* SHORT TASK
The material below should be written out in full and exactly; pictures stay out of the copy.

--------

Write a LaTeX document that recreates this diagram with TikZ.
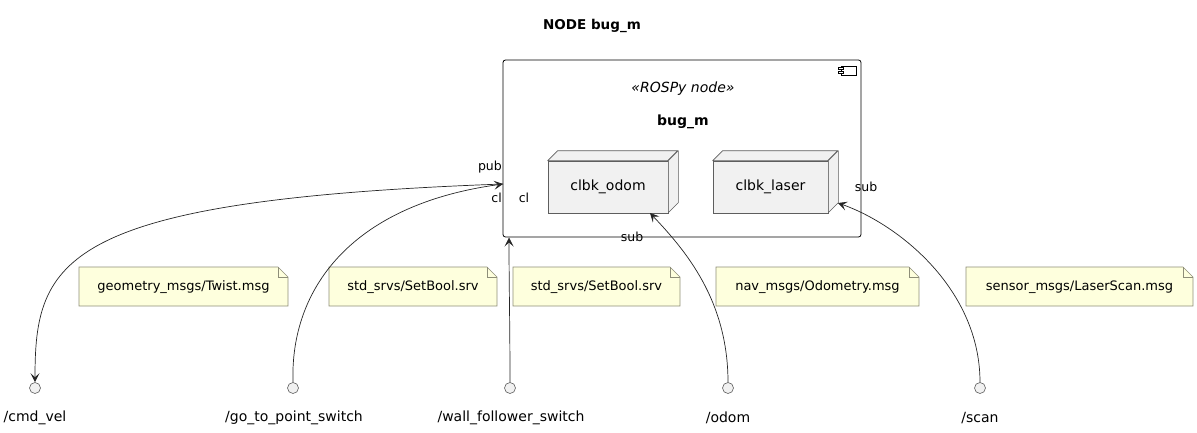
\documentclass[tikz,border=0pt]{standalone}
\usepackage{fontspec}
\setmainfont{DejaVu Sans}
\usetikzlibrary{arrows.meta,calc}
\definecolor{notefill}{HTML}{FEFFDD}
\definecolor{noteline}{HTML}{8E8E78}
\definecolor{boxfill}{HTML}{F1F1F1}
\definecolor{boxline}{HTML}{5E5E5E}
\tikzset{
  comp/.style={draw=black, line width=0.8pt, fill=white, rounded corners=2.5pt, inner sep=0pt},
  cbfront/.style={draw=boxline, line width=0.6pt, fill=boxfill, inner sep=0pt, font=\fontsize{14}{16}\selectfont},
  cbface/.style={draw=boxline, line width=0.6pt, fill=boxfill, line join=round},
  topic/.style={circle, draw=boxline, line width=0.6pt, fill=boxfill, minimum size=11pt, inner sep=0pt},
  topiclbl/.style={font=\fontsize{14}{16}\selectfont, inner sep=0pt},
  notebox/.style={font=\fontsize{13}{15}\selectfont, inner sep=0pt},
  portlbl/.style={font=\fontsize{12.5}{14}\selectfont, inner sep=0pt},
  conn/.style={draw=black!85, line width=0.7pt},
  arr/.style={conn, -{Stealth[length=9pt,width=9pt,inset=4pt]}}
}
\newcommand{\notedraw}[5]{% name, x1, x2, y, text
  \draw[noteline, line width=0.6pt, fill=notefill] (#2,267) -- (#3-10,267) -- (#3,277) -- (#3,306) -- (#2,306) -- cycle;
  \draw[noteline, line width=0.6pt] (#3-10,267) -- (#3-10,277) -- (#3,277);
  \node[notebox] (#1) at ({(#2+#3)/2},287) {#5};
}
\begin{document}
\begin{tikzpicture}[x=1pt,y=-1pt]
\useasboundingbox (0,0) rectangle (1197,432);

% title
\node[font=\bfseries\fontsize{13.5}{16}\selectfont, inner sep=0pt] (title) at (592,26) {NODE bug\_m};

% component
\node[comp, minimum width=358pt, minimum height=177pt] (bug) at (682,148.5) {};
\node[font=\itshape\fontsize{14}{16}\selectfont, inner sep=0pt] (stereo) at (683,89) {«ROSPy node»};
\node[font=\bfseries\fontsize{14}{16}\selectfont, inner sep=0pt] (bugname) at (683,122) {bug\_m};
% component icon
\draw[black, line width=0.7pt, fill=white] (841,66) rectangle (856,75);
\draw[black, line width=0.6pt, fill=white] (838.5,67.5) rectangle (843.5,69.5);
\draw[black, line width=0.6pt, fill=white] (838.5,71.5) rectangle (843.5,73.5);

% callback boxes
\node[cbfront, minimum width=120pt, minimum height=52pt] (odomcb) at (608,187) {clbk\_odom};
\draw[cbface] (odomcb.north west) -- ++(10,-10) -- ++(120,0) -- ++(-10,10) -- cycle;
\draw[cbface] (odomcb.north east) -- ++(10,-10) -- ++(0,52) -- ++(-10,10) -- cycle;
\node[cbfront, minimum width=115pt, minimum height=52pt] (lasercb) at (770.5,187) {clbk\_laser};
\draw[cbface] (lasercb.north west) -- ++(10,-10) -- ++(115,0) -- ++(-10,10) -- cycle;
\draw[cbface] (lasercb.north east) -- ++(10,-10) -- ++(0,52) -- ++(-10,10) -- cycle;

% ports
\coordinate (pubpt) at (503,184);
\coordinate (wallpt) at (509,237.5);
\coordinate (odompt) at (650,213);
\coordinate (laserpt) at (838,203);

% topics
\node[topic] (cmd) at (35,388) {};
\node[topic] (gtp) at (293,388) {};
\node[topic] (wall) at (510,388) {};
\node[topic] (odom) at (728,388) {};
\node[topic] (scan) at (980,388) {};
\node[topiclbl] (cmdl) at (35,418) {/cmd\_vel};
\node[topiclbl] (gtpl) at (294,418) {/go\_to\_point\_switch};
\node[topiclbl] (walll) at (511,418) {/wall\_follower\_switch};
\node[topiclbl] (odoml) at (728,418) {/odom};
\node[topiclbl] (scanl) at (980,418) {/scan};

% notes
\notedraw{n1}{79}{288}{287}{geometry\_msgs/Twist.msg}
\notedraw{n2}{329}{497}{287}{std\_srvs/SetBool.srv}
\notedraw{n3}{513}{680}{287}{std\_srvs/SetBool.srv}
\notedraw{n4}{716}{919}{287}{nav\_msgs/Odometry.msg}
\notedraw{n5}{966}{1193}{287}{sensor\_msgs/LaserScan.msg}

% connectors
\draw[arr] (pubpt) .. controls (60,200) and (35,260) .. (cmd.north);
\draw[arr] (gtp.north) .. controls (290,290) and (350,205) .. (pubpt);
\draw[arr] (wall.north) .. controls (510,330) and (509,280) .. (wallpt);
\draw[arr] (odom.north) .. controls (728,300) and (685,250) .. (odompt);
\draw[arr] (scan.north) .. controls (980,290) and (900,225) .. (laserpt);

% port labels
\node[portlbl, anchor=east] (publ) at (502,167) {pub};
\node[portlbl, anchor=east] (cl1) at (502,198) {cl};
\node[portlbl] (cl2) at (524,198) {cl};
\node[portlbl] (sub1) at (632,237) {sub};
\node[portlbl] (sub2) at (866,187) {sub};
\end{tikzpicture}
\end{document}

--------

* TASK OUTPUT
Write a LaTeX document that recreates this diagram with TikZ.
\documentclass[tikz,border=0pt]{standalone}
\usepackage{fontspec}
\setmainfont{DejaVu Sans}
\usetikzlibrary{arrows.meta,calc}
\definecolor{notefill}{HTML}{FEFFDD}
\definecolor{noteline}{HTML}{8E8E78}
\definecolor{boxfill}{HTML}{F1F1F1}
\definecolor{boxline}{HTML}{5E5E5E}
\tikzset{
  comp/.style={draw=black, line width=0.8pt, fill=white, rounded corners=2.5pt, inner sep=0pt},
  cbfront/.style={draw=boxline, line width=0.6pt, fill=boxfill, inner sep=0pt, font=\fontsize{14}{16}\selectfont},
  cbface/.style={draw=boxline, line width=0.6pt, fill=boxfill, line join=round},
  topic/.style={circle, draw=boxline, line width=0.6pt, fill=boxfill, minimum size=11pt, inner sep=0pt},
  topiclbl/.style={font=\fontsize{14}{16}\selectfont, inner sep=0pt},
  notebox/.style={font=\fontsize{13}{15}\selectfont, inner sep=0pt},
  portlbl/.style={font=\fontsize{12.5}{14}\selectfont, inner sep=0pt},
  conn/.style={draw=black!85, line width=0.7pt},
  arr/.style={conn, -{Stealth[length=9pt,width=9pt,inset=4pt]}}
}
\newcommand{\notedraw}[5]{% name, x1, x2, y, text
  \draw[noteline, line width=0.6pt, fill=notefill] (#2,267) -- (#3-10,267) -- (#3,277) -- (#3,306) -- (#2,306) -- cycle;
  \draw[noteline, line width=0.6pt] (#3-10,267) -- (#3-10,277) -- (#3,277);
  \node[notebox] (#1) at ({(#2+#3)/2},287) {#5};
}
\begin{document}
\begin{tikzpicture}[x=1pt,y=-1pt]
\useasboundingbox (0,0) rectangle (1197,432);

% title
\node[font=\bfseries\fontsize{13.5}{16}\selectfont, inner sep=0pt] (title) at (592,26) {NODE bug\_m};

% component
\node[comp, minimum width=358pt, minimum height=177pt] (bug) at (682,148.5) {};
\node[font=\itshape\fontsize{14}{16}\selectfont, inner sep=0pt] (stereo) at (683,89) {«ROSPy node»};
\node[font=\bfseries\fontsize{14}{16}\selectfont, inner sep=0pt] (bugname) at (683,122) {bug\_m};
% component icon
\draw[black, line width=0.7pt, fill=white] (841,66) rectangle (856,75);
\draw[black, line width=0.6pt, fill=white] (838.5,67.5) rectangle (843.5,69.5);
\draw[black, line width=0.6pt, fill=white] (838.5,71.5) rectangle (843.5,73.5);

% callback boxes
\node[cbfront, minimum width=120pt, minimum height=52pt] (odomcb) at (608,187) {clbk\_odom};
\draw[cbface] (odomcb.north west) -- ++(10,-10) -- ++(120,0) -- ++(-10,10) -- cycle;
\draw[cbface] (odomcb.north east) -- ++(10,-10) -- ++(0,52) -- ++(-10,10) -- cycle;
\node[cbfront, minimum width=115pt, minimum height=52pt] (lasercb) at (770.5,187) {clbk\_laser};
\draw[cbface] (lasercb.north west) -- ++(10,-10) -- ++(115,0) -- ++(-10,10) -- cycle;
\draw[cbface] (lasercb.north east) -- ++(10,-10) -- ++(0,52) -- ++(-10,10) -- cycle;

% ports
\coordinate (pubpt) at (503,184);
\coordinate (wallpt) at (509,237.5);
\coordinate (odompt) at (650,213);
\coordinate (laserpt) at (838,203);

% topics
\node[topic] (cmd) at (35,388) {};
\node[topic] (gtp) at (293,388) {};
\node[topic] (wall) at (510,388) {};
\node[topic] (odom) at (728,388) {};
\node[topic] (scan) at (980,388) {};
\node[topiclbl] (cmdl) at (35,418) {/cmd\_vel};
\node[topiclbl] (gtpl) at (294,418) {/go\_to\_point\_switch};
\node[topiclbl] (walll) at (511,418) {/wall\_follower\_switch};
\node[topiclbl] (odoml) at (728,418) {/odom};
\node[topiclbl] (scanl) at (980,418) {/scan};

% notes
\notedraw{n1}{79}{288}{287}{geometry\_msgs/Twist.msg}
\notedraw{n2}{329}{497}{287}{std\_srvs/SetBool.srv}
\notedraw{n3}{513}{680}{287}{std\_srvs/SetBool.srv}
\notedraw{n4}{716}{919}{287}{nav\_msgs/Odometry.msg}
\notedraw{n5}{966}{1193}{287}{sensor\_msgs/LaserScan.msg}

% connectors
\draw[arr] (pubpt) .. controls (60,200) and (35,260) .. (cmd.north);
\draw[arr] (gtp.north) .. controls (290,290) and (350,205) .. (pubpt);
\draw[arr] (wall.north) .. controls (510,330) and (509,280) .. (wallpt);
\draw[arr] (odom.north) .. controls (728,300) and (685,250) .. (odompt);
\draw[arr] (scan.north) .. controls (980,290) and (900,225) .. (laserpt);

% port labels
\node[portlbl, anchor=east] (publ) at (502,167) {pub};
\node[portlbl, anchor=east] (cl1) at (502,198) {cl};
\node[portlbl] (cl2) at (524,198) {cl};
\node[portlbl] (sub1) at (632,237) {sub};
\node[portlbl] (sub2) at (866,187) {sub};
\end{tikzpicture}
\end{document}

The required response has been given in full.